■ WHAT TO PRODUCE
Pictures within the data are to be left out; everything else must be reproduced exactly.

■ RECORDED INFORMATION
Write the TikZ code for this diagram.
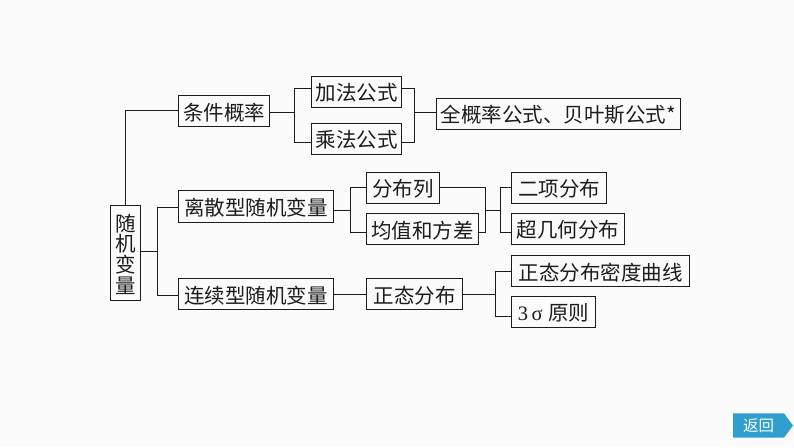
\documentclass[tikz,border=0pt]{standalone}
\usepackage{fontspec}
\setmainfont{Noto Sans CJK SC}
\newfontfamily\latinserif{Liberation Serif}
\definecolor{bgc}{HTML}{FBFBFB}
\definecolor{ink}{HTML}{1C1C1C}
\definecolor{btn}{HTML}{2F9FD0}
\tikzset{
  bx/.style={draw=ink,line width=1.6pt,inner sep=0pt,outer sep=0pt,text=ink,font=\fontsize{20.5}{20.6}\selectfont,align=center},
  link/.style={draw=ink,line width=1.6pt,line join=miter}
}
\newcommand{\boxn}[6]{%
  \pgfmathsetmacro\bw{#4-#2}\pgfmathsetmacro\bh{#5-#3}%
  \node[bx,minimum width=\bw pt,minimum height=\bh pt] (#1) at ({(#2+#4)/2},{(#3+#5)/2}) {\raisebox{-1.2pt}[\height][\depth]{#6}};}
\begin{document}
\begin{tikzpicture}[x=1pt,y=-1pt]
\path[fill=bgc] (0,0) rectangle (794,447);
\useasboundingbox (0,0) rectangle (794,447);
\boxn{root}{110.5}{205.5}{140.5}{300.5}{\vbox{\hbox{随}\hbox{机}\hbox{变}\hbox{量}}}
\boxn{cond}{178.5}{95.5}{269.5}{126.5}{条件概率}
\boxn{add}{311.5}{76.5}{401.5}{107.5}{加法公式}
\boxn{mul}{311.5}{123.5}{401.5}{154.5}{乘法公式}
\boxn{total}{436.5}{98.5}{680.5}{129.5}{全概率公式、贝叶斯公式*}
\boxn{disc}{178.5}{190.5}{333.5}{222.5}{离散型随机变量}
\boxn{dist}{366.5}{172.5}{439.5}{203.5}{分布列}
\boxn{mean}{366.5}{213.5}{478.5}{244.5}{均值和方差}
\boxn{binom}{511.5}{172.5}{606.5}{203.5}{二项分布}
\boxn{hyper}{511.5}{213.5}{624.5}{244.5}{超几何分布}
\boxn{cont}{178.5}{278.5}{333.5}{309.5}{连续型随机变量}
\boxn{norm}{366.5}{278.5}{462.5}{309.5}{正态分布}
\boxn{curve}{511.5}{255.5}{689.5}{286.5}{正态分布密度曲线}
\boxn{sigma}{511.5}{296.5}{595.5}{327.5}{{\latinserif 3\,σ}\hspace{5.5pt}原则}
% junction points
\coordinate (a1) at (125.5,110.5);
\coordinate (a2) at (157.5,251.5);
\coordinate (a3) at (294.5,112.5);
\coordinate (a4) at (414.5,112.5);
\coordinate (a5) at (350.5,210.5);
\coordinate (a6) at (485.5,210.5);
\coordinate (a7) at (500.5,210.5);
\coordinate (a8) at (495.5,294.5);
% root branches
\draw[link] (root.north-|a1) -- (a1) -- (cond.west|-a1);
\draw[link] (root.east|-a2) -- (a2);
\draw[link] (disc.west|-0,207.5) -| (a2) |- (cont.west|-0,295.5);
% conditional branch
\draw[link] (cond.east|-a3) -- (a3);
\draw[link] (add.west|-0,88.5) -| (a3) |- (mul.west|-0,142.5);
\draw[link] (add.east|-0,88.5) -| (a4) |- (mul.east|-0,142.5);
\draw[link] (a4) -- (total.west|-a4);
% discrete branch
\draw[link] (disc.east|-a5) -- (a5);
\draw[link] (dist.west|-0,187.5) -| (a5) |- (mean.west|-0,232.5);
\draw[link] (dist.east|-0,187.5) -| (a6) |- (mean.east|-0,232.5);
\draw[link] (a6) -- (a7);
\draw[link] (binom.west|-0,187.5) -| (a7) |- (hyper.west|-0,232.5);
% continuous branch
\draw[link] (cont.east|-a8) -- (norm.west|-a8);
\draw[link] (norm.east|-a8) -- (a8);
\draw[link] (curve.west|-0,271.5) -| (a8) |- (sigma.west|-0,316.5);
% return button
\fill[btn] (733,413.3) -- (784,413.3) -- (793,425.5) -- (784,437.7) -- (733,437.7) -- cycle;
\node[text=white,font=\fontsize{15.5}{16}\selectfont,inner sep=0pt] (back) at (758.5,425.5) {返回};
\end{tikzpicture}
\end{document}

■ EXERCISE RESPONSE
Write the TikZ code for this diagram.
\documentclass[tikz,border=0pt]{standalone}
\usepackage{fontspec}
\setmainfont{Noto Sans CJK SC}
\newfontfamily\latinserif{Liberation Serif}
\definecolor{bgc}{HTML}{FBFBFB}
\definecolor{ink}{HTML}{1C1C1C}
\definecolor{btn}{HTML}{2F9FD0}
\tikzset{
  bx/.style={draw=ink,line width=1.6pt,inner sep=0pt,outer sep=0pt,text=ink,font=\fontsize{20.5}{20.6}\selectfont,align=center},
  link/.style={draw=ink,line width=1.6pt,line join=miter}
}
\newcommand{\boxn}[6]{%
  \pgfmathsetmacro\bw{#4-#2}\pgfmathsetmacro\bh{#5-#3}%
  \node[bx,minimum width=\bw pt,minimum height=\bh pt] (#1) at ({(#2+#4)/2},{(#3+#5)/2}) {\raisebox{-1.2pt}[\height][\depth]{#6}};}
\begin{document}
\begin{tikzpicture}[x=1pt,y=-1pt]
\path[fill=bgc] (0,0) rectangle (794,447);
\useasboundingbox (0,0) rectangle (794,447);
\boxn{root}{110.5}{205.5}{140.5}{300.5}{\vbox{\hbox{随}\hbox{机}\hbox{变}\hbox{量}}}
\boxn{cond}{178.5}{95.5}{269.5}{126.5}{条件概率}
\boxn{add}{311.5}{76.5}{401.5}{107.5}{加法公式}
\boxn{mul}{311.5}{123.5}{401.5}{154.5}{乘法公式}
\boxn{total}{436.5}{98.5}{680.5}{129.5}{全概率公式、贝叶斯公式*}
\boxn{disc}{178.5}{190.5}{333.5}{222.5}{离散型随机变量}
\boxn{dist}{366.5}{172.5}{439.5}{203.5}{分布列}
\boxn{mean}{366.5}{213.5}{478.5}{244.5}{均值和方差}
\boxn{binom}{511.5}{172.5}{606.5}{203.5}{二项分布}
\boxn{hyper}{511.5}{213.5}{624.5}{244.5}{超几何分布}
\boxn{cont}{178.5}{278.5}{333.5}{309.5}{连续型随机变量}
\boxn{norm}{366.5}{278.5}{462.5}{309.5}{正态分布}
\boxn{curve}{511.5}{255.5}{689.5}{286.5}{正态分布密度曲线}
\boxn{sigma}{511.5}{296.5}{595.5}{327.5}{{\latinserif 3\,σ}\hspace{5.5pt}原则}
% junction points
\coordinate (a1) at (125.5,110.5);
\coordinate (a2) at (157.5,251.5);
\coordinate (a3) at (294.5,112.5);
\coordinate (a4) at (414.5,112.5);
\coordinate (a5) at (350.5,210.5);
\coordinate (a6) at (485.5,210.5);
\coordinate (a7) at (500.5,210.5);
\coordinate (a8) at (495.5,294.5);
% root branches
\draw[link] (root.north-|a1) -- (a1) -- (cond.west|-a1);
\draw[link] (root.east|-a2) -- (a2);
\draw[link] (disc.west|-0,207.5) -| (a2) |- (cont.west|-0,295.5);
% conditional branch
\draw[link] (cond.east|-a3) -- (a3);
\draw[link] (add.west|-0,88.5) -| (a3) |- (mul.west|-0,142.5);
\draw[link] (add.east|-0,88.5) -| (a4) |- (mul.east|-0,142.5);
\draw[link] (a4) -- (total.west|-a4);
% discrete branch
\draw[link] (disc.east|-a5) -- (a5);
\draw[link] (dist.west|-0,187.5) -| (a5) |- (mean.west|-0,232.5);
\draw[link] (dist.east|-0,187.5) -| (a6) |- (mean.east|-0,232.5);
\draw[link] (a6) -- (a7);
\draw[link] (binom.west|-0,187.5) -| (a7) |- (hyper.west|-0,232.5);
% continuous branch
\draw[link] (cont.east|-a8) -- (norm.west|-a8);
\draw[link] (norm.east|-a8) -- (a8);
\draw[link] (curve.west|-0,271.5) -| (a8) |- (sigma.west|-0,316.5);
% return button
\fill[btn] (733,413.3) -- (784,413.3) -- (793,425.5) -- (784,437.7) -- (733,437.7) -- cycle;
\node[text=white,font=\fontsize{15.5}{16}\selectfont,inner sep=0pt] (back) at (758.5,425.5) {返回};
\end{tikzpicture}
\end{document}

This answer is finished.